Friday 30 November 2007

Everything I expected India to be...

Kolkata is an amazing city, every bit the sensory overload I expected India to be. Every frame is full of colour, life, surprises.There are people everywhere, living on every pavement, beneath underpasses, beside pipelines, on roundabouts, on intersections, in parks, beside the railway line... Every space has been settled.

Some pavements look like your stereotypical refugee camps - tarpaulins strung up from the side of the building, clothes strung between the trees lining the street, mothers preparing meals in ceramic cooking pots and charcoal, scantly clad children playing with makeshift toys, children and adults sorting through rubbish looking for materials to recycle, women with infants reaching out to passers-by for change. Dogs wander to and fro.

What is perhaps less predictable and more surprising is the public displays of washing. There are standpipes along every pavement and each is surrounded by half naked men and boys washing rigorously with soap and buckets of water. Where and how women and girls wash is not so clear. I never saw any at a standpipe. When it comes to toilets, there is again a gender disparity. There are open public urinals along the pavement. Some ornate, others nothing more than a hole above an open channel. But despite this initiative, you frequently see people urinating or squatting where they can, usually over rubbish dumps and along the kerbside. It's just another indicator of the overwhelming congestion and dire lack of sanitation.

What is perhaps most fascinating and frightening is that some of these people and families are second, even third generation pavement dwellers... It's no longer a case of city slums growing due to rural-urban migration. Much of their growth is now from within. Particularly among those communities, like the Muslim slum communities, where family planning and birth control has not caught on.

Pedestrians, unable to walk along the congested pavements, compete perilously with the traffic. Motorised rickshaws buzzing along, elegant but battered old 1950s Ambassador cars puttering along, motorbikes weaving in and out, and rickshaws pulled by aging stick thin men.

The streets are lined by 100-150 year old buildings, full of character and history. Beautiful colonial architecture, verandas, arches, wooden shutters, intricate iron work, bushes and grasses growing out of nooks and crannies. Faded and crumbling, but irrespressibly elegant and fascinating.

Kolkata's largest railway station is reportedly the busiest railway station in Asia, with tens of thousands of people passing through every day. It is like a microcosm of the city itself, overflowing with the people and small traders. I met people who'd lived on its platforms for the last 18 years. The Railway Police Force now patrol the platform at night, moving people on. The result, the car park outside the station is littered with people sleeping rough.

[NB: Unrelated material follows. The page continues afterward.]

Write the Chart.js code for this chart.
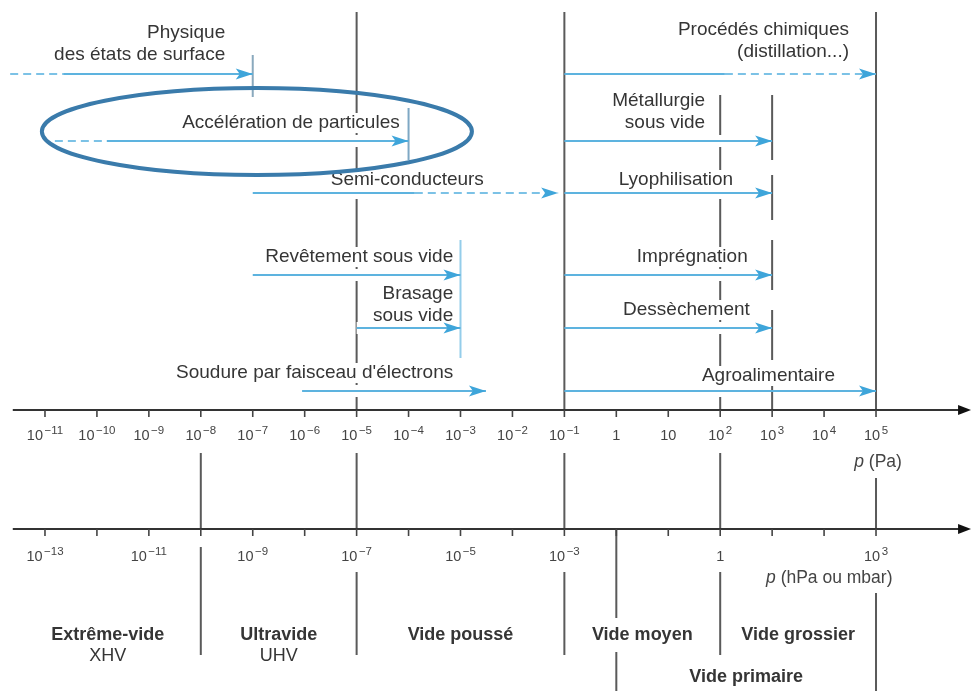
<!DOCTYPE html>
<html lang="fr">
<head>
<meta charset="utf-8">
<title>Domaines de pression du vide</title>
<script src="https://cdn.jsdelivr.net/npm/chart.js@4.4.1/dist/chart.umd.min.js"></script>
<style>
  html, body { margin: 0; padding: 0; background: #fff; }
  #wrap { width: 972px; height: 691px; }
</style>
</head>
<body>
<div id="wrap"><canvas id="vacuumChart"></canvas></div>
<script>
// ---- data -------------------------------------------------------------
const applications = [
  'Physique\ndes états de surface',
  'Accélération de particules',
  'Semi-conducteurs',
  'Procédés chimiques\n(distillation...)',
  'Métallurgie\nsous vide',
  'Lyophilisation',
  'Revêtement sous vide',
  'Brasage\nsous vide',
  "Soudure par faisceau d'électrons",
  'Imprégnation',
  'Dessèchement',
  'Agroalimentaire'
];
// pressure range of each application, in Pa
const pressureFrom = [10 ** -10.65, 10 ** -9.81, 1e-7, 1e-1, 1e-1, 1e-1, 1e-7, 1e-5, 10 ** -6.05, 1e-1, 1e-1, 1e-1];
const pressureTo = [1e-7, 1e-4, 10 ** -1.12, 1e5, 1e3, 1e3, 1e-3, 1e-3, 10 ** -2.51, 1e3, 1e3, 1e5];
// dashed extension towards low pressures (null = none)
const dashedBelow = [10 ** -11.67, 10 ** -10.81, null, null, null, null, null, null, null, null, null, null];
// pressure where the range turns dashed towards its upper end (null = none)
const dashedAbove = [null, null, 10 ** -3.88, 10 ** 2.09, null, null, null, null, null, null, null, null];
const appRow = [1, 2, 3, 1, 2, 3, 4, 5, 6, 4, 5, 6];

// tick exponents of the two pressure scales
const paExponents = [-11, -10, -9, -8, -7, -6, -5, -4, -3, -2, -1, 0, 1, 2, 3, 4, 5];
const hPaExponents = [-13, -12, -11, -10, -9, -8, -7, -6, -5, -4, -3, -2, -1, 0, 1, 2, 3];
const hPaLabelled = [-13, -11, -9, -7, -5, -3, 0, 3];

// vacuum classes, limits in hPa
const regimeNames = ['Extrême-vide', 'Ultravide', 'Vide poussé', 'Vide moyen', 'Vide grossier', 'Vide primaire'];
const regimeCodes = ['XHV', 'UHV', '', '', '', ''];
const regimeFrom = [10 ** -13.58, 1e-10, 1e-7, 1e-3, 1, 1e-2];
const regimeTo = [1e-10, 1e-7, 1e-3, 1, 1e3, 1e3];

// ---- layout (vertical levels, label placement) ------------------------
const rowLevel = { 1: 74, 2: 141, 3: 193, 4: 275, 5: 328, 6: 391 };
const labelRight = [10 ** -7.53, 10 ** -4.17, 10 ** -2.55, 10 ** 4.48, 10 ** 1.71, 10 ** 2.25,
  10 ** -3.14, 10 ** -3.14, 10 ** -3.14, 10 ** 2.53, 10 ** 2.57, 10 ** 4.21];
const labelLift = [19, 18, 13, 22, 18, 13, 18, 12, 18, 18, 18, 15];
const LINE_GAP = 22;
const AXIS_PA = 410, AXIS_HPA = 529;
const axisFrom = 10 ** -11.62, axisTip = 10 ** 6.83;
const regimeLevel = [635, 635, 635, 635, 635, 677];

const topGuides = [   // cut by the labels and arrows
  { pa: 1e-5, from: 12, to: AXIS_PA },
  { pa: 1e2, from: 95, to: AXIS_PA }
];
const fixedGuides = [
  { pa: 1e-1, from: 12, to: AXIS_PA },
  { pa: 1e5, from: 12, to: AXIS_PA },
  { pa: 1e3, from: 95, to: 160 }, { pa: 1e3, from: 175, to: 220 }, { pa: 1e3, from: 240, to: 290 },
  { pa: 1e3, from: 310, to: 360 }, { pa: 1e3, from: 380, to: AXIS_PA }
];
const limitBars = [
  { pa: 1e-7, from: 55, to: 97, color: '#8aa9bd' },
  { pa: 1e-4, from: 108, to: 160, color: '#7ea8c4' },
  { pa: 1e-3, from: 240, to: 358, color: '#94cdea' }
];
const boundaryLines = [
  { hPa: 1e-10, segs: [[453, AXIS_HPA], [547, 655]] },
  { hPa: 1e-7, segs: [[453, AXIS_HPA], [572, 655]] },
  { hPa: 1e-3, segs: [[453, AXIS_HPA], [572, 655]] },
  { hPa: 1e-2, segs: [[AXIS_HPA, 618], [652, 691]] },
  { hPa: 1, segs: [[453, AXIS_HPA], [572, 655]] },
  { hPa: 1e3, segs: [[478, AXIS_HPA], [593, 691]] }
];
const highlight = { from: 10 ** -11.06, to: 10 ** -2.78, top: 88, bottom: 175 };

const FONT = '"Liberation Sans", Arial, sans-serif';
const TEXT = '#353535';
const GREY = '#5a5a5a';
const BLUE = '#5db3df';
const BLUE_HEAD = '#3ea5da';

// ---- datasets ---------------------------------------------------------
const vline = (p, y0, y1, color, width, order) => ({
  data: [{ x: p, y: y0 }, { x: p, y: y1 }],
  showLine: true, borderColor: color, borderWidth: width, pointRadius: 0, order
});
const hline = (p0, p1, level, color, width, order, dash) => ({
  data: [{ x: p0, y: level }, { x: p1, y: level }],
  showLine: true, borderColor: color, borderWidth: width, pointRadius: 0, order,
  borderDash: dash || []
});

const datasets = [];
topGuides.forEach(g => datasets.push(vline(g.pa, g.from, g.to, GREY, 2, 5)));
applications.forEach((a, i) => {
  const lvl = rowLevel[appRow[i]];
  datasets.push(hline(dashedBelow[i] || pressureFrom[i], pressureTo[i], lvl, '#ffffff', 12, 4));
});
fixedGuides.forEach(g => datasets.push(vline(g.pa, g.from, g.to, GREY, 2, 3)));
limitBars.forEach(b => datasets.push(vline(b.pa, b.from, b.to, b.color, 2, 3)));
boundaryLines.forEach(b => b.segs.forEach(s => datasets.push(vline(b.hPa * 100, s[0], s[1], GREY, 2, 3))));
applications.forEach((a, i) => {
  const lvl = rowLevel[appRow[i]];
  if (dashedBelow[i]) datasets.push(hline(dashedBelow[i], pressureFrom[i], lvl, '#7cc2e6', 2, 2, [8, 5]));
  if (dashedAbove[i]) {
    datasets.push(hline(pressureFrom[i], dashedAbove[i], lvl, BLUE, 2, 2));
    datasets.push(hline(dashedAbove[i], pressureTo[i], lvl, '#7cc2e6', 2, 2, [8, 5]));
  } else {
    datasets.push(hline(pressureFrom[i], pressureTo[i], lvl, BLUE, 2, 2));
  }
});

// ---- drawing helpers --------------------------------------------------
function drawPower(ctx, exp, cx, baseline) {
  ctx.textAlign = 'left';
  ctx.textBaseline = 'alphabetic';
  ctx.font = '14.5px ' + FONT;
  if (exp === 0 || exp === 1) {
    const t = exp === 0 ? '1' : '10';
    ctx.fillText(t, cx - ctx.measureText(t).width / 2, baseline);
    return;
  }
  const sup = exp < 0 ? '\u2212' + (-exp) : String(exp);
  const wb = ctx.measureText('10').width;
  ctx.font = '11.5px ' + FONT;
  const ws = ctx.measureText(sup).width;
  const left = cx - (wb + ws + 1.5) / 2;
  ctx.font = '14.5px ' + FONT;
  ctx.fillText('10', left, baseline);
  ctx.font = '11.5px ' + FONT;
  ctx.fillText(sup, left + wb + 1.5, baseline - 6);
}

function drawUnit(ctx, unit, cx, cy) {
  ctx.textBaseline = 'middle';
  ctx.textAlign = 'left';
  ctx.font = 'italic 17.5px ' + FONT;
  const wp = ctx.measureText('p').width;
  ctx.font = '17.5px ' + FONT;
  const wu = ctx.measureText(' ' + unit).width;
  const left = cx - (wp + wu) / 2;
  ctx.font = 'italic 17.5px ' + FONT;
  ctx.fillText('p', left, cy);
  ctx.font = '17.5px ' + FONT;
  ctx.fillText(' ' + unit, left + wp, cy);
}

const vacuumDecor = {
  id: 'vacuumDecor',
  afterDatasetsDraw(chart) {
    const { ctx, scales: { x, y } } = chart;
    const X = v => x.getPixelForValue(v);
    const Y = v => y.getPixelForValue(v);
    ctx.save();

    // application labels on a white ground (interrupts the grey guides)
    ctx.font = '19px ' + FONT;
    ctx.textAlign = 'right';
    ctx.textBaseline = 'middle';
    applications.forEach((name, i) => {
      const lines = name.split('\n');
      const right = X(labelRight[i]);
      const last = rowLevel[appRow[i]] - labelLift[i];
      lines.forEach((t, k) => {
        const yy = Y(last - (lines.length - 1 - k) * LINE_GAP);
        const w = ctx.measureText(t).width;
        ctx.fillStyle = '#fff';
        ctx.fillRect(right - w - 3, yy - 10, w + 6, 20);
        ctx.fillStyle = TEXT;
        ctx.fillText(t, right, yy);
      });
    });

    // arrow heads
    ctx.fillStyle = BLUE_HEAD;
    applications.forEach((a, i) => {
      const tx = X(pressureTo[i]), ty = Y(rowLevel[appRow[i]]);
      ctx.beginPath();
      ctx.moveTo(tx, ty);
      ctx.lineTo(tx - 17, ty - 5.5);
      ctx.lineTo(tx - 13, ty);
      ctx.lineTo(tx - 17, ty + 5.5);
      ctx.closePath();
      ctx.fill();
    });

    // the two pressure axes
    [AXIS_PA, AXIS_HPA].forEach(level => {
      const yy = Y(level);
      ctx.strokeStyle = '#333';
      ctx.lineWidth = 2;
      ctx.beginPath();
      ctx.moveTo(X(axisFrom), yy);
      ctx.lineTo(X(axisTip) - 8, yy);
      ctx.stroke();
      ctx.fillStyle = '#111';
      ctx.beginPath();
      ctx.moveTo(X(axisTip), yy);
      ctx.lineTo(X(axisTip) - 13, yy - 5);
      ctx.lineTo(X(axisTip) - 13, yy + 5);
      ctx.closePath();
      ctx.fill();
    });
    ctx.strokeStyle = '#444';
    ctx.lineWidth = 1.6;
    paExponents.forEach(e => {
      ctx.beginPath();
      ctx.moveTo(X(10 ** e), Y(AXIS_PA));
      ctx.lineTo(X(10 ** e), Y(AXIS_PA + 7));
      ctx.stroke();
    });
    hPaExponents.forEach(e => {
      ctx.beginPath();
      ctx.moveTo(X(10 ** (e + 2)), Y(AXIS_HPA));
      ctx.lineTo(X(10 ** (e + 2)), Y(AXIS_HPA + 7));
      ctx.stroke();
    });

    ctx.fillStyle = '#444';
    paExponents.forEach(e => drawPower(ctx, e, X(10 ** e), Y(AXIS_PA + 30)));
    hPaLabelled.forEach(e => drawPower(ctx, e, X(10 ** (e + 2)), Y(AXIS_HPA + 32)));

    drawUnit(ctx, '(Pa)', X(10 ** 5.04), Y(462));
    drawUnit(ctx, '(hPa ou mbar)', X(10 ** 4.1), Y(578));

    // vacuum classes
    ctx.textAlign = 'center';
    ctx.textBaseline = 'middle';
    ctx.fillStyle = TEXT;
    regimeNames.forEach((n, i) => {
      const cx = (X(regimeFrom[i] * 100) + X(regimeTo[i] * 100)) / 2;
      ctx.font = 'bold 18px ' + FONT;
      ctx.fillText(n, cx, Y(regimeLevel[i]));
      if (regimeCodes[i]) {
        ctx.font = '18px ' + FONT;
        ctx.fillText(regimeCodes[i], cx, Y(regimeLevel[i] + 21));
      }
    });

    // highlight ring
    const x0 = X(highlight.from), x1 = X(highlight.to);
    const y0 = Y(highlight.top), y1 = Y(highlight.bottom);
    ctx.strokeStyle = '#3a7bab';
    ctx.lineWidth = 4;
    ctx.beginPath();
    ctx.ellipse((x0 + x1) / 2, (y0 + y1) / 2, (x1 - x0) / 2, (y1 - y0) / 2, 0, 0, Math.PI * 2);
    ctx.stroke();

    ctx.restore();
  }
};

function createVacuumChart() {
  const ctx = document.getElementById('vacuumChart');
  new Chart(ctx, {
    type: 'scatter',
    data: { datasets: datasets },
    options: {
      animation: false,
      responsive: true,
      maintainAspectRatio: false,
      layout: { padding: 0 },
      scales: {
        x: {
          type: 'logarithmic',
          display: false,
          bounds: 'data',
          min: 10 ** -11.866,
          max: 10 ** 6.848
        },
        y: {
          type: 'linear',
          display: false,
          reverse: true,
          min: 0,
          max: 691
        }
      },
      plugins: {
        legend: { display: false },
        tooltip: { enabled: false }
      }
    },
    plugins: [vacuumDecor]
  });
}

document.addEventListener('DOMContentLoaded', () => {
  createVacuumChart();
});
</script>
</body>
</html>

The railway stations are a fascinating place because its where most people arrive in the city. Among them, thousands of children from outside Kolkata who have been drawn to the city or are forced to strike out alone to make a life for themselves. They have hitched a free ride, lost in the crowds that board the trains. Many find life on the streets of a city like Kolkata exciting. Its vibrancy, freedom, lack of boundaries, potential for earning enough money to feed themselves. But desperation, naivety and lack of protection make many street children easy prey for adults. The most unfortunate are lured away into the 'caves' below the station platforms, into the back of small stores, or into dark and dingy cinemas to perform sex acts.